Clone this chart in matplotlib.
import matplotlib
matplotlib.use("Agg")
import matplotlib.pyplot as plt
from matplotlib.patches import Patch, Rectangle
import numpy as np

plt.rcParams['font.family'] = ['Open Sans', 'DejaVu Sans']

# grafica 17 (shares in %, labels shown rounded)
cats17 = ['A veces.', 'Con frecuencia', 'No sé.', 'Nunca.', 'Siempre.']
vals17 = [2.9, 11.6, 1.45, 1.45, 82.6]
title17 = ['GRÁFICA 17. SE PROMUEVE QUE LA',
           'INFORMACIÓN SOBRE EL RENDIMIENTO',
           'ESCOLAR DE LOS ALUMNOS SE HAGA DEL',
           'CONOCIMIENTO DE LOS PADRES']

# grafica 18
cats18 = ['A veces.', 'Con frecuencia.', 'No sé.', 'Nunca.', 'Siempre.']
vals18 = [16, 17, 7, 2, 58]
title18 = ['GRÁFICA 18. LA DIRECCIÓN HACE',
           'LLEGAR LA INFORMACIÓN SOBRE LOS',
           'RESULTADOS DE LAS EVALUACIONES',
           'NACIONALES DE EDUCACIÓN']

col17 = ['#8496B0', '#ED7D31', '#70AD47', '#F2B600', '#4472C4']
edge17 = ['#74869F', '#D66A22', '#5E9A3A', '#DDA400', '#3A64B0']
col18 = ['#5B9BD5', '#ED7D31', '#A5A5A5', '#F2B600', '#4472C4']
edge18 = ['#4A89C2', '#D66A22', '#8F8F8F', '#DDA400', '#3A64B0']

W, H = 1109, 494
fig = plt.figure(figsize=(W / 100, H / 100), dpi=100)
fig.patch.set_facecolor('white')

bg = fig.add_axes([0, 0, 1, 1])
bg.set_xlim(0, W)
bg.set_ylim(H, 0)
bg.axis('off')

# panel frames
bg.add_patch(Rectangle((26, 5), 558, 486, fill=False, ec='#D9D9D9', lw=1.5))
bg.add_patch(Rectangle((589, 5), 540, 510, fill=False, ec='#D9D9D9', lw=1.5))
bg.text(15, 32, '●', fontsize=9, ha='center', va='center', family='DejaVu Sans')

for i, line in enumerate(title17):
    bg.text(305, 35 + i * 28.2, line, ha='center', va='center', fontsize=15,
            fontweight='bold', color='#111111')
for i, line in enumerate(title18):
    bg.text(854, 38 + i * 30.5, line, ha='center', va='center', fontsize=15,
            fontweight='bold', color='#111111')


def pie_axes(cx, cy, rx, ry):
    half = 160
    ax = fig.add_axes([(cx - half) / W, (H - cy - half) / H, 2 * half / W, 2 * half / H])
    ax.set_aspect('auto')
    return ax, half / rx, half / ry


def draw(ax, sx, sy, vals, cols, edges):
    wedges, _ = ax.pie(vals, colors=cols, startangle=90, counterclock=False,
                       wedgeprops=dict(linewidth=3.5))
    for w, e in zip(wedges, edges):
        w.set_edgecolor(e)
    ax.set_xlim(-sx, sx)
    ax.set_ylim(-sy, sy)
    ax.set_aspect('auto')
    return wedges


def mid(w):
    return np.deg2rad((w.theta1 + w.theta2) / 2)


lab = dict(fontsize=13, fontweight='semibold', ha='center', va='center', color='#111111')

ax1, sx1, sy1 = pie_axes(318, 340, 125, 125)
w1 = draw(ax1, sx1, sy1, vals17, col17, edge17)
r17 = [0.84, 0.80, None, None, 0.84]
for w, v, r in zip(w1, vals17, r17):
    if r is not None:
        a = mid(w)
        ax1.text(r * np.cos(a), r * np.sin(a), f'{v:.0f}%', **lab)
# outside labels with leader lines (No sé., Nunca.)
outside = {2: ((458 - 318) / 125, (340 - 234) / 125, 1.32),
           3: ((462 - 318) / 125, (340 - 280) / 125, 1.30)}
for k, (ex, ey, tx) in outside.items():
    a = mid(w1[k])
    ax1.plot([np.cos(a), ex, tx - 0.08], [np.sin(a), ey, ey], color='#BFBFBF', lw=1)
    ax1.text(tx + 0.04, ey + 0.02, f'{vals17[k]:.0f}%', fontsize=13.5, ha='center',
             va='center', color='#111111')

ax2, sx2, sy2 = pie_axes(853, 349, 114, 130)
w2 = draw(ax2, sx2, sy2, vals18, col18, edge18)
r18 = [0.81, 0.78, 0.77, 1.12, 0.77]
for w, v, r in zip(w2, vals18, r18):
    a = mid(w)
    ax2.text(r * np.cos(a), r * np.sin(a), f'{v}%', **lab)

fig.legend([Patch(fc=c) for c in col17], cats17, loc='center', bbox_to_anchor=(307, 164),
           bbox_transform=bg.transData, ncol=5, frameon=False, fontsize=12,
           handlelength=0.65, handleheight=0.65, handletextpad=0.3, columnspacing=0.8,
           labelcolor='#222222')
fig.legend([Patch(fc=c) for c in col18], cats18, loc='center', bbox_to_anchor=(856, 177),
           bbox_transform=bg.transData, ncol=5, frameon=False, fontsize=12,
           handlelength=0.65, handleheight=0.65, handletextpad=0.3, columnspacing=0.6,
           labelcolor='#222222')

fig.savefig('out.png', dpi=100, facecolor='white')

-*-

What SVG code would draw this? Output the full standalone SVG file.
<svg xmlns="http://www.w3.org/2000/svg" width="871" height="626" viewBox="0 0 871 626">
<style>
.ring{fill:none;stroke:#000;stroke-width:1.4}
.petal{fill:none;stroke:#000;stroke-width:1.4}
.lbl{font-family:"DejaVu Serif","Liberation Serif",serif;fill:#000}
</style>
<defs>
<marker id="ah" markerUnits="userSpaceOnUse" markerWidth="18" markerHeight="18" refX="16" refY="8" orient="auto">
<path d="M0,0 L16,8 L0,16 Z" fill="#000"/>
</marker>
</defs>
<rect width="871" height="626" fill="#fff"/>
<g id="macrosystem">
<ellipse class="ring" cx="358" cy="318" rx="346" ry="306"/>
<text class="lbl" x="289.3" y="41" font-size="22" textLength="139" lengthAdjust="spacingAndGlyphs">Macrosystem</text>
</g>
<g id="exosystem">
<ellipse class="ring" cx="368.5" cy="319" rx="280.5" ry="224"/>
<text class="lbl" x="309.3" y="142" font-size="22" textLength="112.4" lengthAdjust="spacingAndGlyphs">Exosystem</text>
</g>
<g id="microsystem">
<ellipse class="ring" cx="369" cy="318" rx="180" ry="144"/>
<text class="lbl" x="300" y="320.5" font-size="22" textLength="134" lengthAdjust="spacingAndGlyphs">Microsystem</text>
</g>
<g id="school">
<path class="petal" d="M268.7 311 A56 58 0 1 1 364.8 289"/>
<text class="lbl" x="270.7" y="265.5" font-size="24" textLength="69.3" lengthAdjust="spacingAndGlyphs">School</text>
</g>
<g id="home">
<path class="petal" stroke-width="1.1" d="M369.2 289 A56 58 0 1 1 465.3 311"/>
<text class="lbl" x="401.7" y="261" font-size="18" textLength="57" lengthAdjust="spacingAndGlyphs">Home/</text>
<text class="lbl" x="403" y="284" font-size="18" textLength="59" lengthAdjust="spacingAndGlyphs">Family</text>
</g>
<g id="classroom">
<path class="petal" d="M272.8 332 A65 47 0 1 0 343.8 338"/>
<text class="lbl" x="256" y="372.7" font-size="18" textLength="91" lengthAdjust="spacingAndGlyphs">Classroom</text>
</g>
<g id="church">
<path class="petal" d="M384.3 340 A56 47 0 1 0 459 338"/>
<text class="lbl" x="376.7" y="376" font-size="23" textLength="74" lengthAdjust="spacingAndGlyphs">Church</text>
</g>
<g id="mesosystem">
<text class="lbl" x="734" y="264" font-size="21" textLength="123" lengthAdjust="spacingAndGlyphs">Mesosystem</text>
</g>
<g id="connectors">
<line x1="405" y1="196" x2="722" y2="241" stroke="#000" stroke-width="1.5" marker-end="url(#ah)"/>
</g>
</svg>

-*-

- Aim of the task
Would you quote everything above from the line containing "Clone this chart in matplotlib." down to the line containing "plt.rcParams['font.family'] = ['Open"? Include both of those lines and nothing else.

- Full answer
Clone this chart in matplotlib.
import matplotlib
matplotlib.use("Agg")
import matplotlib.pyplot as plt
from matplotlib.patches import Patch, Rectangle
import numpy as np

plt.rcParams['font.family'] = ['Open Sans', 'DejaVu Sans']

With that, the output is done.